Onder normale omstandigheden zal onze natuurlijke familie onze eerst bron voor praktische zorg zijn. Ouders dragen de uiteindelijke verantwoordelijkheid om voor hun eigen kinderen te zorgen; kinderen dragen de uiteindelijke verantwoordelijkheid om voor hun ouder wordende ouders en grootouders te zorgen. Kerken eren en ondersteunen deze banden. Als deze familiale zorg ontbreekt is de kerkgemeenschap paraat om tegemoet te komen in de tekorten. In de meeste gevallen zal de kerk onze familie niet vervangen, maar het evangelie en de manier waarop dit in de kerkgemeenschap in praktijk gebracht wordt, kan familierelaties heroriënteren. En evengoed kunnen goede banden binnen de natuurlijke familie, de kwaliteit van de relaties binnen de gemeente verbeteren.

Zij die geen echtgenote/echtgenoot of kinderen hebben behoren in de geloofsfamilie een gewaardeerde plaats en doel te kunnen vinden (Matteüs 19:1-12; 1Korintiërs 7:32-35).

In gevallen van tegenstrijdige loyaliteit zei Jezus wel: “Wie naar Mij toe komt, moet zijn vader en moeder, zijn vrouw en kinderen, zijn broers en zusters, ja, zelfs zijn eigen leven verfoeien; anders kan hij geen leerling van Mij zijn. Hij moet zijn kruis dragen en Mij volgen; anders kan hij geen leerling van Mij zijn.” (Lucas 14:26-27 WV). Als we gedwongen worden om te kiezen, is het beter om alleen te blijven in het gezin van God dan om het te verlaten om zichzelf of zijn aardse familie te plezieren, of om zo’n familie te vinden.

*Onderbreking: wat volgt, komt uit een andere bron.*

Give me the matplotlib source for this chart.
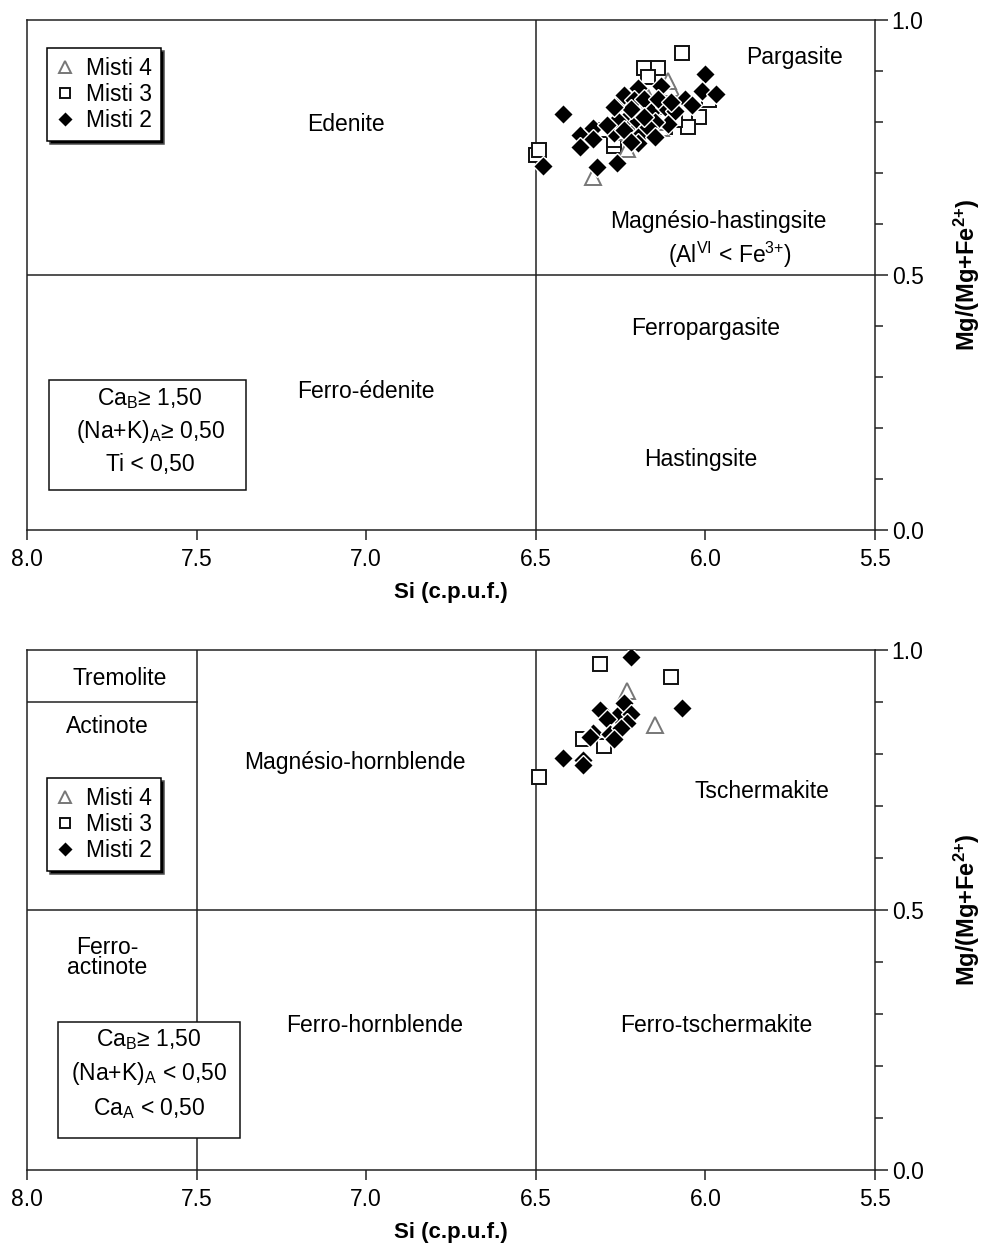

Maar Jezus en zijn volgelingen waardeerden ook duidelijk de natuurlijke families. Jezus, die de geboden bevestigde, riep mensen op om trouw te zijn in het huwelijk (Matteüs 19:1-9) en om hun ouders te eren (Marcus 7:9-13). De apostelen zeiden dat het voor de meeste mensen goed was om te trouwen en kinderen te krijgen (bijv. 1 Korintiërs 7:8-9; 1 Timoteüs 5:14). Ze schreven nog steeds aan mensen als echtgenoten en echtgenotes, ouders en kinderen.

Gemeenten en families zijn medewerkers, geen concurrenten.

Aanvankelijk kwamen de kerken samen in huizen, families waren een zendingsbasis! Hele gezinnen hoorden, geloofden en verspreidden het evangelie samen (b.v. Handelingen 16:30-34, Romeinen 16:10-15).

Het huis is nog steeds de plaats waar een groot deel van de missie van de kerk wordt uitgeoefend. Thuis is waar we gastvrijheid bieden, waar we maaltijden koken en mensen in nood verwelkomen. Het is in de eerste plaats thuis dat we ons geloof in woord en daad delen, vooral met de mensen die het dichtst bij ons staan en met de volgende generatie die we Gods wegen willen bijbrengen.

Christelijke gezinnen moeten sterk zijn in de kern, maar flexibel aan de randen. Sterke relaties binnen het gezin – tussen man en vrouw, ouders en kinderen, oudere en jongere generaties – stellen een gezin in staat om hun liefdevolle gemeenschap uit te breiden met buitenstaanders.